Деваться было некуда: приходилось возвращаться в Лувр без надежды вырваться оттуда в скором времени. Обреченно вздохнув, Сильви отослала молодого негра обратно, пообещав, что поедет за ним следом, велела Пьеро подготовить ее карету и только тогда повернулась к дочери.
– Если ты не должна возвращаться рано, оставайся здесь. Это пойдет тебе на пользу.
– Я никуда не тороплюсь. Мадам снова чудит: заперлась со своей подругой госпожой де Лафайет и принцессой Монако. Остальные фрейлины давно меня раздражают...
Под «остальными» Мари имела в виду не тех, чьей дружбы вопреки своему желанию лишилась: Монтале, изгнанную после истории с «испанским письмом» и снова наблюдавшую за спокойным течением родной Луары, и Тоней-Шарант, вышедшую замуж. После смерти жениха, маркиза де Нуармутье, погибшего на глупой дуэли вместе с герцогом д'Антеном, она полюбила брата герцога, маркиза де Монтеспана, мужественного воина, богатого предками, но не деньгами, и вышла за него, чтобы вести жизнь, полную страсти и трудностей.
– Постарайтесь задержать ее на ночь, крестный, – прошептала Сильви, обняв Персеваля. – Я не люблю, когда она выходит в город после наступления темноты. Даже карета – не спасение...

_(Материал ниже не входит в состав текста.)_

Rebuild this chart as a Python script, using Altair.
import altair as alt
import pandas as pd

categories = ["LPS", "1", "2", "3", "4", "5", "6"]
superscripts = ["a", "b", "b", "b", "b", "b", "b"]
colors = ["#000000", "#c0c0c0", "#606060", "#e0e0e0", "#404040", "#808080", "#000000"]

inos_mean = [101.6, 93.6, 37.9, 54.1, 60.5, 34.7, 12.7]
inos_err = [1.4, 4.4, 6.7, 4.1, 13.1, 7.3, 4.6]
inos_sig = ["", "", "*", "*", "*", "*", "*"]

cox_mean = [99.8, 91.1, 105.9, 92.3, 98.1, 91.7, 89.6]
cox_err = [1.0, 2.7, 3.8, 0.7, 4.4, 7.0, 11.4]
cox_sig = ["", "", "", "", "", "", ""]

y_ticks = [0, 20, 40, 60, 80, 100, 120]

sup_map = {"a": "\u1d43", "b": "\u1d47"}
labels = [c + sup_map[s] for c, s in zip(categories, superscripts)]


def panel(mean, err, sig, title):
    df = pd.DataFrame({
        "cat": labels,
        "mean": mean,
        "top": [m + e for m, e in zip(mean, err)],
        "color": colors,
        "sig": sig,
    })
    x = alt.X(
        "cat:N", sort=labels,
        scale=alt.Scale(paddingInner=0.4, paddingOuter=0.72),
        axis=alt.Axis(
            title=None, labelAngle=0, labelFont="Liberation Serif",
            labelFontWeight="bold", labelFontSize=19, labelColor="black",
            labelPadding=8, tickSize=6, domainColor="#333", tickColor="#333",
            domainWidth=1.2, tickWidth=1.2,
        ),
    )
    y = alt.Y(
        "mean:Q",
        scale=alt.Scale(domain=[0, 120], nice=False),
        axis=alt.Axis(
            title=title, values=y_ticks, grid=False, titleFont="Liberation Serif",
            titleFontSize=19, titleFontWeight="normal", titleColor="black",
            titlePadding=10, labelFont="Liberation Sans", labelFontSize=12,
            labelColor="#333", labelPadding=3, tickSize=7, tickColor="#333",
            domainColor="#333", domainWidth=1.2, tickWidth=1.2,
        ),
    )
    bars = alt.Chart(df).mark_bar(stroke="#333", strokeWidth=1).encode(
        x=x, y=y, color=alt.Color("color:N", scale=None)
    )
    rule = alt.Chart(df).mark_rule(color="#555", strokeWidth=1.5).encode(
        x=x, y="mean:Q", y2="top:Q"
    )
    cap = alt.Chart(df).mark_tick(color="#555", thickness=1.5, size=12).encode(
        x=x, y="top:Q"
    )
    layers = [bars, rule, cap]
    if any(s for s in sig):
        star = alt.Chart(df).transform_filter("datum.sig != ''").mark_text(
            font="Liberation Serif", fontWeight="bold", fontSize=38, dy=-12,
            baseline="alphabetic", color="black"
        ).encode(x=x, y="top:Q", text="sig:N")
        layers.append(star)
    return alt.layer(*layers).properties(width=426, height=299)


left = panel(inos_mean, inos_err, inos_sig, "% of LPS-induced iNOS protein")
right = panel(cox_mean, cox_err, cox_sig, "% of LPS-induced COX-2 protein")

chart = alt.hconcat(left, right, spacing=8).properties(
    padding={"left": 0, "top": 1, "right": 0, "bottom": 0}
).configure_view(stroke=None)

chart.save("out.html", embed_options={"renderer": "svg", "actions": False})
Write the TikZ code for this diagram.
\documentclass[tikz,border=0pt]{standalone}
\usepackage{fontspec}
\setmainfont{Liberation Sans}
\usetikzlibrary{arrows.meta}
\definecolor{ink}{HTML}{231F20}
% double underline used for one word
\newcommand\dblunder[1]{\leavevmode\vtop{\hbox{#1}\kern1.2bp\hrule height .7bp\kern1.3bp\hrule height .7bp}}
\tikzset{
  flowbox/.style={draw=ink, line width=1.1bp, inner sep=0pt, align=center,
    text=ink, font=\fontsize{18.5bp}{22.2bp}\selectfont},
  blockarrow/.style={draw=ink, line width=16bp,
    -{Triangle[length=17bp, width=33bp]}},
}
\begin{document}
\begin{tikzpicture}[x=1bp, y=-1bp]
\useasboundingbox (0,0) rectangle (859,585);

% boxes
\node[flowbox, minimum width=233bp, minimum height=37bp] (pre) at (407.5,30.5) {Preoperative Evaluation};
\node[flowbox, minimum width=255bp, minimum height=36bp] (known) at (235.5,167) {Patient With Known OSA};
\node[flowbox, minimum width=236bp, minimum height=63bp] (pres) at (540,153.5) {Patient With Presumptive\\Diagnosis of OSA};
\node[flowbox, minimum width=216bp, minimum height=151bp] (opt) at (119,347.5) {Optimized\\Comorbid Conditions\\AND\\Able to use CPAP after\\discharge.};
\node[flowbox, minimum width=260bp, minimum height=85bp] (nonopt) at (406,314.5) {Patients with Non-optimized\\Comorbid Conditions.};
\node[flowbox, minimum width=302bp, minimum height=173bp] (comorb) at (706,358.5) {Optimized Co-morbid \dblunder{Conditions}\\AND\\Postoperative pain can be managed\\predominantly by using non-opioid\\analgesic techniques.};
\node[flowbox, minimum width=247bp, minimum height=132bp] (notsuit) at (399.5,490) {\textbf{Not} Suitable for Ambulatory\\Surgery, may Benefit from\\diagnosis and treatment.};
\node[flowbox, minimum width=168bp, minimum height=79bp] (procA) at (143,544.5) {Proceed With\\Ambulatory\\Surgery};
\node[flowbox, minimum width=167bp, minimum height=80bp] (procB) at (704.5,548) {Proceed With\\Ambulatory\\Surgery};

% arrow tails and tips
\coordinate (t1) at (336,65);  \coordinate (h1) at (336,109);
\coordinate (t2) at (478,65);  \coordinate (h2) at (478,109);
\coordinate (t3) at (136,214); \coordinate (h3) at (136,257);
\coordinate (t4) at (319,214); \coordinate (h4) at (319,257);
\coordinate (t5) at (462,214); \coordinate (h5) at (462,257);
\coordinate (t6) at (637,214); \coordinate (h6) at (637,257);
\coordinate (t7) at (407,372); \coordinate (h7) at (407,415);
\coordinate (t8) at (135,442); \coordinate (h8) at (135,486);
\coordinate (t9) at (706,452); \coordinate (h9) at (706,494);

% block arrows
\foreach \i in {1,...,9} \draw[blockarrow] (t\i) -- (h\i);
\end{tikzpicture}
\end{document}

Он, желая успокоить, сжал ей руку, после чего Сильви ушла, ни разу больше не взглянув на дочь. Теперь она знала, чем объясняется ее странное поведение, и понимала, что всякая попытка сблизиться, покуда Мари не одумается, только ухудшит положение. Оставалось жить надеждой и уповать на мудрость Персеваля.
Ситуация в Лувре оказалась хуже, чем она предполагала. Сильви думала, что у Марии-Терезии очередное несварение желудка, вызванное, как водится, чрезмерным потреблением шоколада и неумеренной тягой к чесноку, и не ошиблась. Запах в спальне и служанки, чистящие ковры, подтвердили ее опасения, но этим дело не исчерпывалось. Королева возлежала с распущенными волосами, в слезах, и комкала простыни. Все говорило о нервном припадке, прекратить который не удавалось ни Молине, ни ее дочери. Все тело несчастной, изуродованное огромным животом, корчилось в судорогах. Женщины, столпившиеся в спальне, наблюдали за ней с ужасом, крестились и бормотали молитвы. Что скажет король, если решит, что королева Франции одержима дьяволом? К ней даже боялись позвать врача.
Сильви вспомнила историю с роженицей, которую удалось успокоить фонсомскому костоправу. Она приказала Молине приготовить ванну теплой воды и послать к аптекарю за полынью, чтобы приготовить из нее отвар. Госпожа де Мотвиль, не отходившая от королевы и встретившая появление Сильви с огромным облегчением, должна была выгнать из спальни всех, кому там было нечего делать, и поставить к дверям караул.